Hands over the Sea

We investigated a local nature reserve today - the Darenth Country Park which is only a few minutes from Mum's flat.  The reserve is located on the the old Darenth Park Hospital estate, which was a Victorian hospital or asylum for children and adults with learning disabilities, and remained open until the 1970s.  Today the hospitial buildings have been totally demolished and an upmarket "village" has been built.  The remaining 400 acres or so of land have been restored as a country park.

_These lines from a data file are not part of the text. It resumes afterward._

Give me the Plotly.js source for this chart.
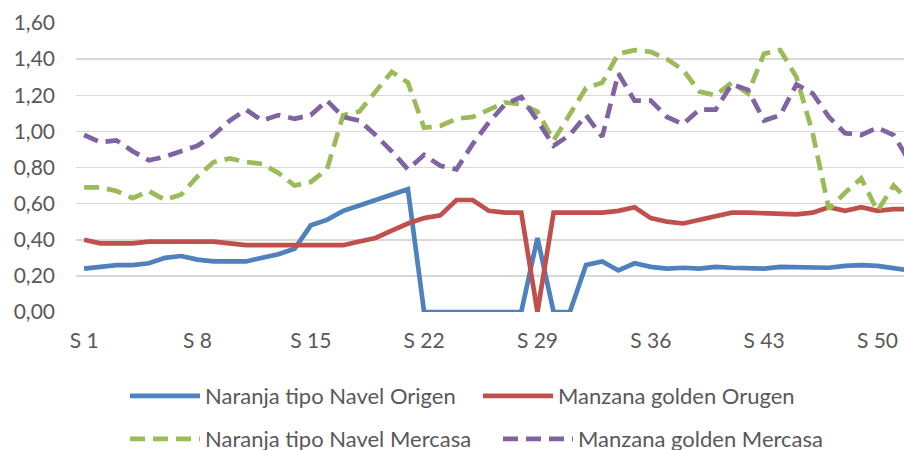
<!DOCTYPE html>
<html>
<head>
<meta charset="utf-8">
<script src="https://cdn.plot.ly/plotly-3.0.1.min.js"></script>
<style>html,body{margin:0;padding:0;background:#fff;}#chart{width:904px;height:450px;}</style>
</head>
<body>
<div id="chart"></div>
<script>
const weeks = ["S 1","S 2","S 3","S 4","S 5","S 6","S 7","S 8","S 9","S 10","S 11","S 12","S 13","S 14","S 15","S 16","S 17","S 18","S 19","S 20","S 21","S 22","S 23","S 24","S 25","S 26","S 27","S 28","S 29","S 30","S 31","S 32","S 33","S 34","S 35","S 36","S 37","S 38","S 39","S 40","S 41","S 42","S 43","S 44","S 45","S 46","S 47","S 48","S 49","S 50","S 51","S 52"];
const naranjaOrigen = [0.24,0.25,0.26,0.26,0.27,0.30,0.31,0.29,0.28,0.28,0.28,0.30,0.32,0.35,0.48,0.51,0.56,0.59,0.62,0.65,0.68,0,0,0,0,0,0,0,0.41,0,0,0.26,0.28,0.23,0.27,0.25,0.24,0.245,0.24,0.25,0.245,0.24,0.24,0.25,0.25,0.245,0.245,0.255,0.26,0.255,0.24,0.23];
const manzanaOrigen = [0.40,0.38,0.38,0.38,0.39,0.39,0.39,0.39,0.39,0.38,0.37,0.37,0.37,0.37,0.37,0.37,0.37,0.39,0.41,0.45,0.49,0.52,0.535,0.62,0.62,0.56,0.55,0.55,0,0.55,0.55,0.55,0.55,0.56,0.58,0.52,0.50,0.49,0.51,0.53,0.55,0.55,0.545,0.54,0.54,0.55,0.58,0.56,0.58,0.56,0.57,0.57];
const naranjaMercasa = [0.69,0.69,0.67,0.63,0.67,0.62,0.65,0.75,0.83,0.85,0.83,0.82,0.77,0.70,0.72,0.79,1.09,1.11,1.22,1.33,1.27,1.02,1.03,1.07,1.08,1.12,1.16,1.15,1.11,0.95,1.09,1.24,1.27,1.43,1.45,1.44,1.40,1.34,1.22,1.20,1.27,1.21,1.43,1.45,1.30,0.99,0.57,0.66,0.74,0.56,0.70,0.61];
const manzanaMercasa = [0.98,0.94,0.95,0.89,0.84,0.86,0.89,0.92,0.98,1.06,1.12,1.06,1.09,1.07,1.09,1.17,1.08,1.06,0.98,0.89,0.79,0.87,0.81,0.79,0.93,1.05,1.15,1.19,1.06,0.92,0.98,1.09,0.97,1.32,1.17,1.17,1.08,1.04,1.12,1.12,1.26,1.23,1.06,1.09,1.26,1.21,1.08,0.99,0.98,1.02,0.98,0.83];
const seriesNames = ["Naranja tipo Navel Origen","Manzana golden Orugen","Naranja tipo Navel Mercasa","Manzana golden Mercasa"];
const tickWeeks = ["S 1","S 8","S 15","S 22","S 29","S 36","S 43","S 50"];
const yTicks = [0,0.2,0.4,0.6,0.8,1.0,1.2,1.4,1.6];

const FONT = "Lato, 'Open Sans', sans-serif";
const TXT = "#595959";
const W = 4.7;
const DASH = "15px,8px";

const traces = [
  {x: weeks, y: naranjaOrigen, name: seriesNames[0], type: "scatter", mode: "lines",
   line: {color: "#4F81BD", width: W}, legend: "legend"},
  {x: weeks, y: manzanaOrigen, name: seriesNames[1], type: "scatter", mode: "lines",
   line: {color: "#C0504D", width: W}, legend: "legend2"},
  {x: weeks, y: naranjaMercasa, name: seriesNames[2], type: "scatter", mode: "lines",
   line: {color: "#9BBB59", width: W, dash: DASH}, legend: "legend3"},
  {x: weeks, y: manzanaMercasa, name: seriesNames[3], type: "scatter", mode: "lines",
   line: {color: "#8064A2", width: W, dash: DASH}, legend: "legend4"}
];

const legendCommon = {
  orientation: "h", xref: "container", yref: "container", xanchor: "left", yanchor: "middle",
  font: {family: FONT, size: 22, color: TXT}, itemwidth: 70, bgcolor: "rgba(0,0,0,0)"
};
function leg(xpx, ypx) { return Object.assign({}, legendCommon, {x: xpx / 904, y: 1 - ypx / 450}); }

const layout = {
  width: 904, height: 450,
  margin: {l: 76, r: 0, t: 23, b: 138, pad: 0},
  paper_bgcolor: "#ffffff", plot_bgcolor: "#ffffff",
  separators: ",.",
  showlegend: true,
  font: {family: FONT, size: 21, color: TXT},
  xaxis: {
    type: "category", range: [-0.5, 50.64], tickmode: "array", tickvals: tickWeeks, ticktext: tickWeeks,
    showgrid: false, zeroline: false, showline: false, ticks: "",
    tickfont: {family: FONT, size: 21, color: TXT}, ticklabelstandoff: 14, fixedrange: true
  },
  yaxis: {
    range: [0, 1.6], tickmode: "array", tickvals: yTicks, tickformat: ".2f",
    showgrid: true, gridcolor: "#D9D9D9", gridwidth: 1.5, zeroline: false, showline: false, ticks: "",
    tickfont: {family: FONT, size: 21, color: TXT}, ticklabelstandoff: 20, fixedrange: true
  },
  legend: leg(125, 396),
  legend2: leg(478, 396),
  legend3: leg(125, 439),
  legend4: leg(498, 439)
};

Plotly.newPlot("chart", traces, layout, {displayModeBar: false, staticPlot: true});
</script>
</body>
</html>
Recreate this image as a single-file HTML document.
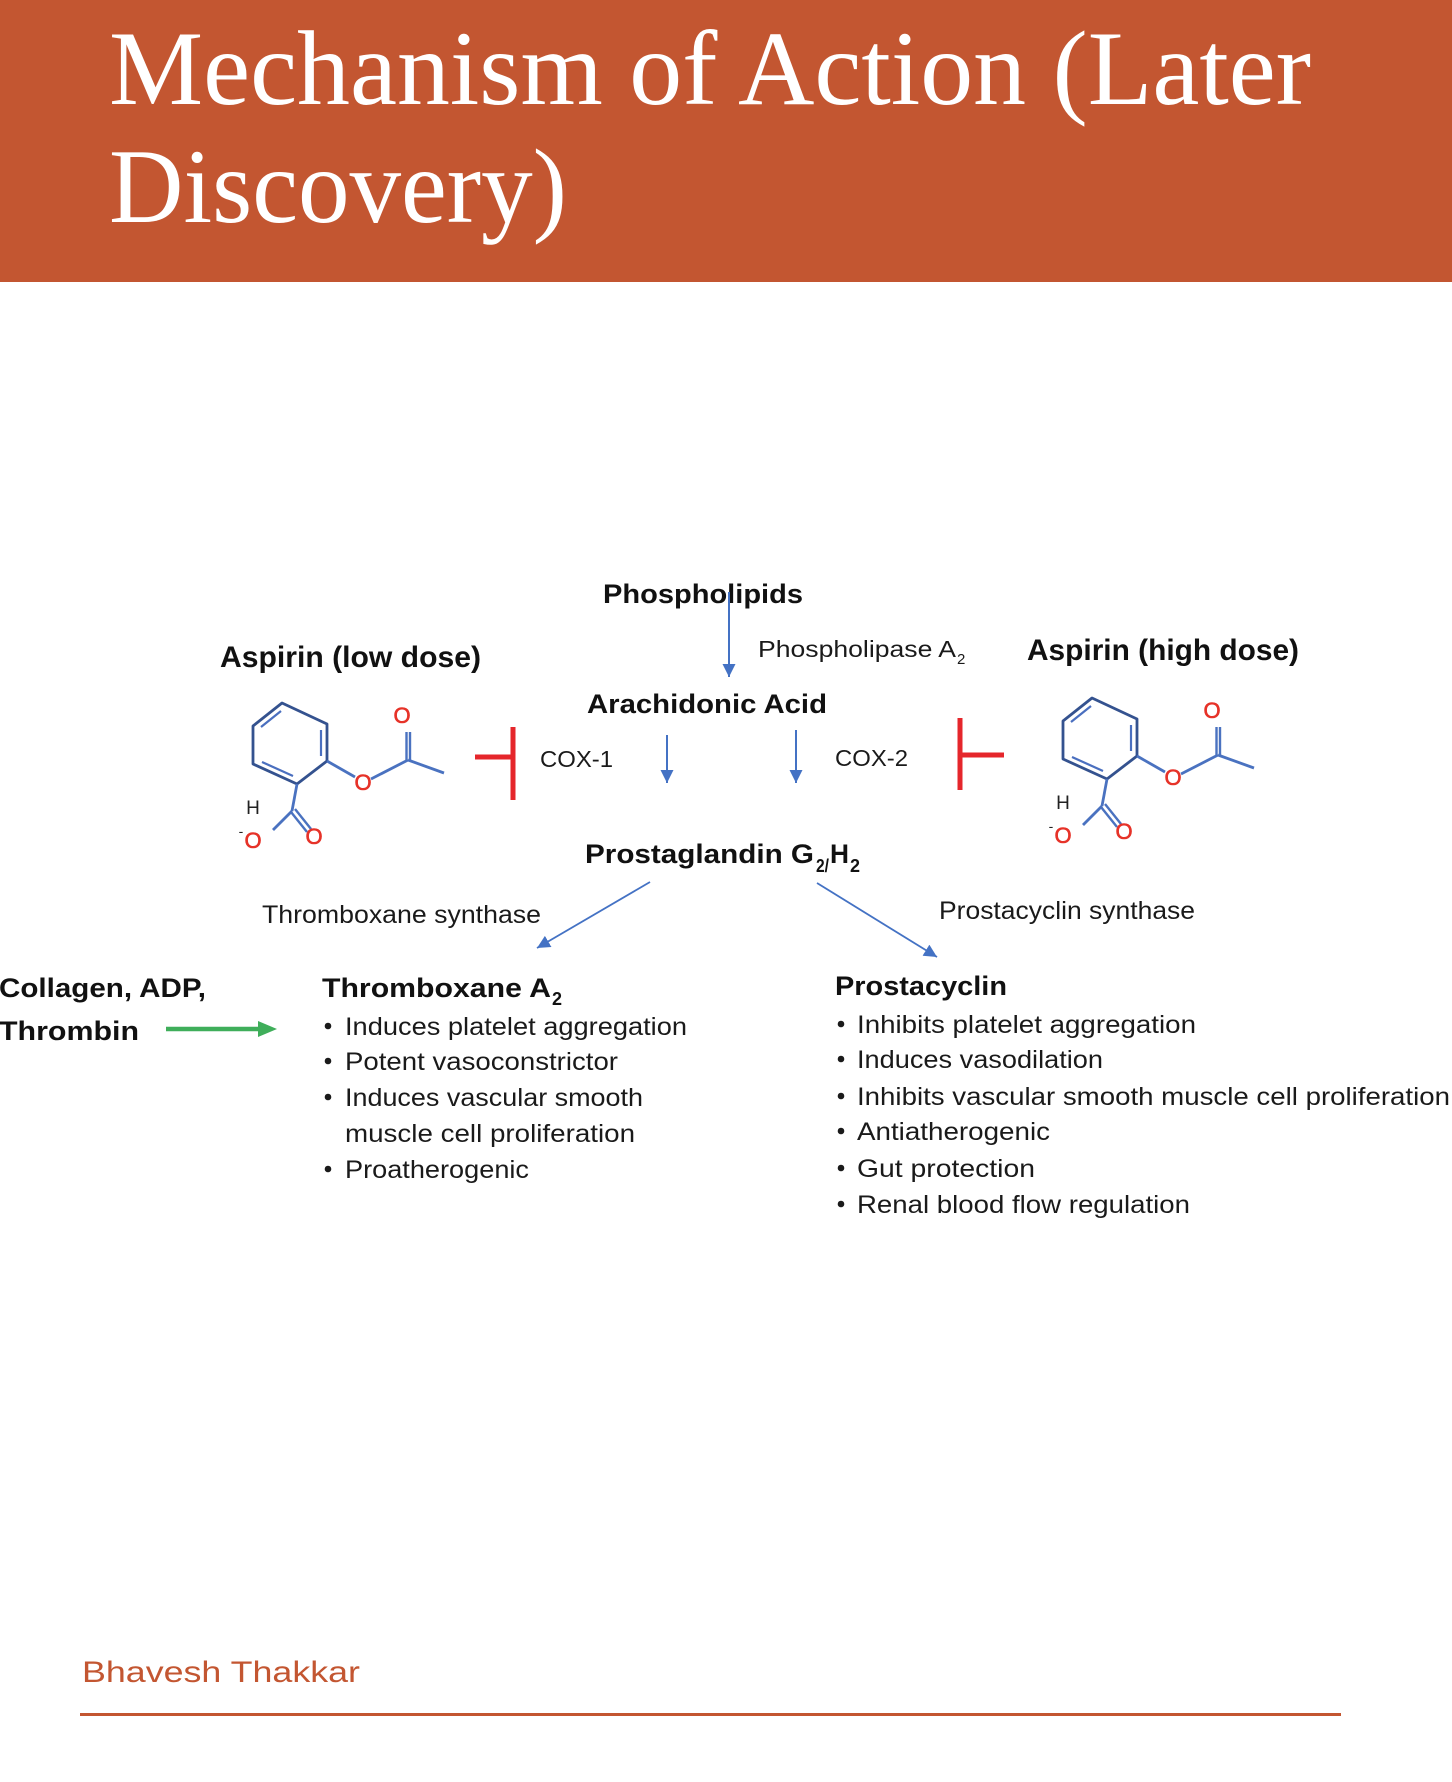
<!DOCTYPE html>
<html>
<head>
<meta charset="utf-8">
<style>
  html,body{margin:0;padding:0;background:#fff;}
  body{width:1452px;height:1782px;position:relative;overflow:hidden;}
  svg{position:absolute;left:0;top:0;}
  .b{font-family:"Liberation Sans",Arial,sans-serif;font-weight:bold;fill:#111;}
  .n{font-family:"Liberation Sans",Arial,sans-serif;fill:#1a1a1a;}
  .t{font-family:"Liberation Serif","Times New Roman",serif;fill:#fff;}
  .red{font-family:"Liberation Sans",Arial,sans-serif;fill:#e63228;stroke:#e63228;stroke-width:0.6;}
  .blk{font-family:"Liberation Sans",Arial,sans-serif;fill:#222;}
</style>
</head>
<body>
<svg width="1452" height="1782" viewBox="0 0 1452 1782" xmlns="http://www.w3.org/2000/svg">
  <defs>
    <marker id="ab" viewBox="0 0 10 10" refX="10" refY="5" markerWidth="13" markerHeight="13" markerUnits="userSpaceOnUse" orient="auto">
      <path d="M0,0 L10,5 L0,10 z" fill="#4472c4"/>
    </marker>
    <g id="mol">
      <!-- ring -->
      <polygon points="1092,698 1137,719 1137,756 1107,779 1063,759 1063,721" fill="none" stroke="#34528f" stroke-width="2.8" stroke-linejoin="round"/>
      <line x1="1071" y1="722" x2="1091" y2="706" stroke="#4a6fbf" stroke-width="2.2"/>
      <line x1="1131" y1="725" x2="1131" y2="751" stroke="#4a6fbf" stroke-width="2.2"/>
      <line x1="1072" y1="757" x2="1103" y2="771" stroke="#4a6fbf" stroke-width="2.2"/>
      <!-- ester -->
      <line x1="1137" y1="756" x2="1165" y2="772" stroke="#4a72c0" stroke-width="2.8"/>
      <line x1="1181" y1="774" x2="1218" y2="755" stroke="#4a72c0" stroke-width="2.8"/>
      <line x1="1216.5" y1="755" x2="1216.5" y2="727" stroke="#4a72c0" stroke-width="2.4"/>
      <line x1="1220" y1="755" x2="1220" y2="727" stroke="#4a72c0" stroke-width="2.4"/>
      <line x1="1218" y1="755" x2="1254" y2="768" stroke="#4a72c0" stroke-width="2.8"/>
      <!-- carboxyl -->
      <line x1="1107" y1="779" x2="1102" y2="806" stroke="#4a72c0" stroke-width="2.8"/>
      <line x1="1102" y1="806" x2="1083" y2="825" stroke="#4a72c0" stroke-width="2.8"/>
      <line x1="1101" y1="807" x2="1117" y2="827" stroke="#4a72c0" stroke-width="2.4"/>
      <line x1="1105" y1="804" x2="1121" y2="824" stroke="#4a72c0" stroke-width="2.4"/>
      <!-- atoms -->
      <text class="red" x="1212" y="718" font-size="22" text-anchor="middle">O</text>
      <text class="red" x="1173" y="785" font-size="22" text-anchor="middle">O</text>
      <text class="red" x="1124" y="839" font-size="22" text-anchor="middle">O</text>
      <text class="red" x="1063" y="843" font-size="22" text-anchor="middle">O</text>
      <text class="blk" x="1051" y="831" font-size="14" text-anchor="middle">-</text>
      <text class="blk" x="1063" y="809" font-size="19" text-anchor="middle">H</text>
    </g>
  </defs>

  <!-- Title bar -->
  <rect x="0" y="0" width="1452" height="282" fill="#c35631"/>
  <text class="t" x="109" y="104" font-size="106" textLength="1202" lengthAdjust="spacingAndGlyphs">Mechanism of Action (Later</text>
  <text class="t" x="109" y="222" font-size="106" textLength="458" lengthAdjust="spacingAndGlyphs">Discovery)</text>

  <!-- Molecules -->
  <use href="#mol"/>
  <use href="#mol" transform="translate(-810,5)"/>

  <!-- Top labels -->
  <text class="b" x="603" y="603" font-size="27" textLength="200" lengthAdjust="spacingAndGlyphs">Phospholipids</text>
  <line x1="729" y1="592" x2="729" y2="677" stroke="#4472c4" stroke-width="2" marker-end="url(#ab)"/>
  <text class="n" x="758" y="657" font-size="23" textLength="198" lengthAdjust="spacingAndGlyphs">Phospholipase A</text>
  <text class="n" x="957" y="664" font-size="15">2</text>

  <text class="b" x="220" y="667" font-size="30" textLength="261" lengthAdjust="spacingAndGlyphs">Aspirin (low dose)</text>
  <text class="b" x="1027" y="660" font-size="30" textLength="272" lengthAdjust="spacingAndGlyphs">Aspirin (high dose)</text>

  <text class="b" x="587" y="713" font-size="27" textLength="240" lengthAdjust="spacingAndGlyphs">Arachidonic Acid</text>

  <!-- COX -->
  <text class="n" x="540" y="767" font-size="23" textLength="73" lengthAdjust="spacingAndGlyphs">COX-1</text>
  <line x1="667" y1="735" x2="667" y2="783" stroke="#4472c4" stroke-width="2" marker-end="url(#ab)"/>
  <line x1="796" y1="730" x2="796" y2="783" stroke="#4472c4" stroke-width="2" marker-end="url(#ab)"/>
  <text class="n" x="835" y="766" font-size="23" textLength="73" lengthAdjust="spacingAndGlyphs">COX-2</text>

  <!-- Red inhibition T bars -->
  <line x1="475" y1="757" x2="513" y2="757" stroke="#e5262b" stroke-width="5"/>
  <line x1="513" y1="727" x2="513" y2="800" stroke="#e5262b" stroke-width="5"/>
  <line x1="960" y1="718" x2="960" y2="790" stroke="#e5262b" stroke-width="5"/>
  <line x1="960" y1="755" x2="1004" y2="755" stroke="#e5262b" stroke-width="5"/>

  <!-- Prostaglandin -->
  <text class="b" x="585" y="863" font-size="27" textLength="229" lengthAdjust="spacingAndGlyphs">Prostaglandin G</text>
  <text class="b" x="816" y="872" font-size="18" textLength="13" lengthAdjust="spacingAndGlyphs">2/</text>
  <text class="b" x="830" y="863" font-size="27" textLength="19" lengthAdjust="spacingAndGlyphs">H</text>
  <text class="b" x="850" y="872" font-size="18">2</text>

  <!-- Synthase arrows -->
  <line x1="650" y1="882" x2="537" y2="948" stroke="#4472c4" stroke-width="1.8" marker-end="url(#ab)"/>
  <line x1="817" y1="883" x2="937" y2="957" stroke="#4472c4" stroke-width="1.8" marker-end="url(#ab)"/>
  <text class="n" x="262" y="923" font-size="25" textLength="279" lengthAdjust="spacingAndGlyphs">Thromboxane synthase</text>
  <text class="n" x="939" y="919" font-size="25" textLength="256" lengthAdjust="spacingAndGlyphs">Prostacyclin synthase</text>

  <!-- Collagen -->
  <text class="b" x="-1" y="997" font-size="27" textLength="207" lengthAdjust="spacingAndGlyphs">Collagen, ADP,</text>
  <text class="b" x="-1" y="1040" font-size="27" textLength="140" lengthAdjust="spacingAndGlyphs">Thrombin</text>
  <line x1="166" y1="1029" x2="262" y2="1029" stroke="#3fae5a" stroke-width="4.5"/>
  <path d="M258,1021 L277,1029 L258,1037 z" fill="#3fae5a"/>

  <!-- Thromboxane A2 -->
  <text class="b" x="322" y="997" font-size="27" textLength="229" lengthAdjust="spacingAndGlyphs">Thromboxane A</text>
  <text class="b" x="552" y="1005" font-size="18">2</text>
  <g fill="#1a1a1a">
    <circle cx="328" cy="1026" r="3.3"/>
    <circle cx="328" cy="1061" r="3.3"/>
    <circle cx="328" cy="1097" r="3.3"/>
    <circle cx="328" cy="1169" r="3.3"/>
  </g>
  <text class="n" x="345" y="1035" font-size="25" textLength="342" lengthAdjust="spacingAndGlyphs">Induces platelet aggregation</text>
  <text class="n" x="345" y="1070" font-size="25" textLength="273" lengthAdjust="spacingAndGlyphs">Potent vasoconstrictor</text>
  <text class="n" x="345" y="1106" font-size="25" textLength="298" lengthAdjust="spacingAndGlyphs">Induces vascular smooth</text>
  <text class="n" x="345" y="1142" font-size="25" textLength="290" lengthAdjust="spacingAndGlyphs">muscle cell proliferation</text>
  <text class="n" x="345" y="1178" font-size="25" textLength="184" lengthAdjust="spacingAndGlyphs">Proatherogenic</text>

  <!-- Prostacyclin -->
  <text class="b" x="835" y="995" font-size="27" textLength="172" lengthAdjust="spacingAndGlyphs">Prostacyclin</text>
  <g fill="#1a1a1a">
    <circle cx="841" cy="1024" r="3.3"/>
    <circle cx="841" cy="1059" r="3.3"/>
    <circle cx="841" cy="1096" r="3.3"/>
    <circle cx="841" cy="1131" r="3.3"/>
    <circle cx="841" cy="1168" r="3.3"/>
    <circle cx="841" cy="1204" r="3.3"/>
  </g>
  <text class="n" x="857" y="1033" font-size="25" textLength="339" lengthAdjust="spacingAndGlyphs">Inhibits platelet aggregation</text>
  <text class="n" x="857" y="1068" font-size="25" textLength="246" lengthAdjust="spacingAndGlyphs">Induces vasodilation</text>
  <text class="n" x="857" y="1105" font-size="25" textLength="593" lengthAdjust="spacingAndGlyphs">Inhibits vascular smooth muscle cell proliferation</text>
  <text class="n" x="857" y="1140" font-size="25" textLength="193" lengthAdjust="spacingAndGlyphs">Antiatherogenic</text>
  <text class="n" x="857" y="1177" font-size="25" textLength="178" lengthAdjust="spacingAndGlyphs">Gut protection</text>
  <text class="n" x="857" y="1213" font-size="25" textLength="333" lengthAdjust="spacingAndGlyphs">Renal blood flow regulation</text>

  <!-- Footer -->
  <text x="82" y="1682" font-size="30" fill="#c35631" font-family="Liberation Sans, Arial, sans-serif" textLength="278" lengthAdjust="spacingAndGlyphs">Bhavesh Thakkar</text>
  <rect x="80" y="1713" width="1261" height="3" fill="#c35631"/>
</svg>
</body>
</html>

Part of the land includes the hospital's two cemetries, one used up to the the early 1900's, the other smaller one until the hospital closed.  Walking around them I was initially disappointed to find few headstones. Reading up later I discovered that only "important people" had them. Tellingly, the new plot only had a war memorial in it.

This stone caught my attention as it was dedicated to one Ebenezer J Palmer of Accra West Africa, who died in 1901 at the age of 38.  The stone was erected by his widow and the staff of the African Direct Telegraph Company Limited.  After some research I discovered he actually died on a hospital isolation ship moored up near Dartford, most likely of smallpox, and he was clearly one of the "important" ones as only a handful of headstones remain in the old cemetry. Further reseach found he worked for a company founded by Sir John Pender, the British submarine communications cable pioneer who owned a number of companies laying communiction cables between countries, one of which eventually became Cable and Wireless, one of the world's leading international communications companies. Sir John also lived and died nearby in Foots Cray. 

It's fascinating how much history one can learn from a single headstone in an almost forgotten cemetry.  The extra shows the view across the cemetry toward Shooter's Hill and London.